About checking the backtrace for Android, I can't test right now. Maybe I can do it later, and in case, we need to implement some code, we'll a separate PR for that. For now, print_backtrace_emergency()
is unimplemented for bionic.
Great. One more round :)
OK, so the remaining issues are:
In SConstruct file, I am not sure what exactly to be done in part we are have to build libunwind (if 'target_libunwind' in download_dependencies
) part, because in target_sox
we are checking for a lot of dependent libraries and for libunwind, there are no such dependencies.
Please re-target pull request to the develop
branch (see https://roc-project.github.io/roc/docs/development/version_control.html#pull-requests)
Problem Summary Implement backtrace printing for non-glibc targets (bionic and musl)
Solution In
./src/modules/roc_core/target_bionic/roc_core/backtrace.cpp
, I have implemented captureBacktrace(), to find the size of backtrace stack.
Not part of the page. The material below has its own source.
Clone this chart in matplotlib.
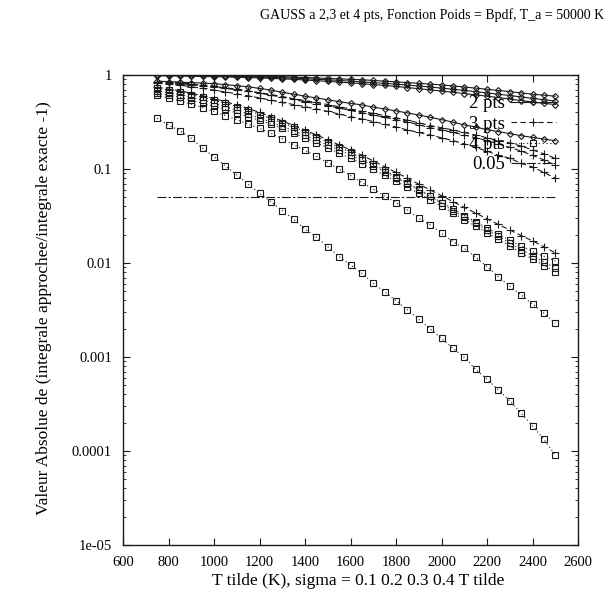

In captureBacktrace(), we call _Unwind_Backtrace() to perform stack unwinding through unwind data, using the unwindCallback() function. dumpBacktrace() will first check whether backtrace is available or not and then print the following in the format of#index: address_of_the_cursor function_name
.Here, demangled name is printed if the demangling operation suceeds. dumpBacktrace_fd() is same as dumpBacktrace() but prints the output to the file parameter passed.
In
./src/modules/roc_core/target_musl/roc_core/backtrace.cpp'
, backtrace() finds the size of backtrace stack by just iterating till the end of the stack. backtrace_symbols() does the same thing but we print the following in the format of#index : function_name address_of_cursor offset instruction_pointer
to stderr. backtrace_symbols_fd() does the same but writes the output to the given file descriptor.
Queries 1 . I am printing the backtrace in two different ways for each backtrace.cpp files. Which one should I stick to? 2 . I couldn't add the optional dependency on libunwind.h, so can any hints/ideas be given as to how this has to be done?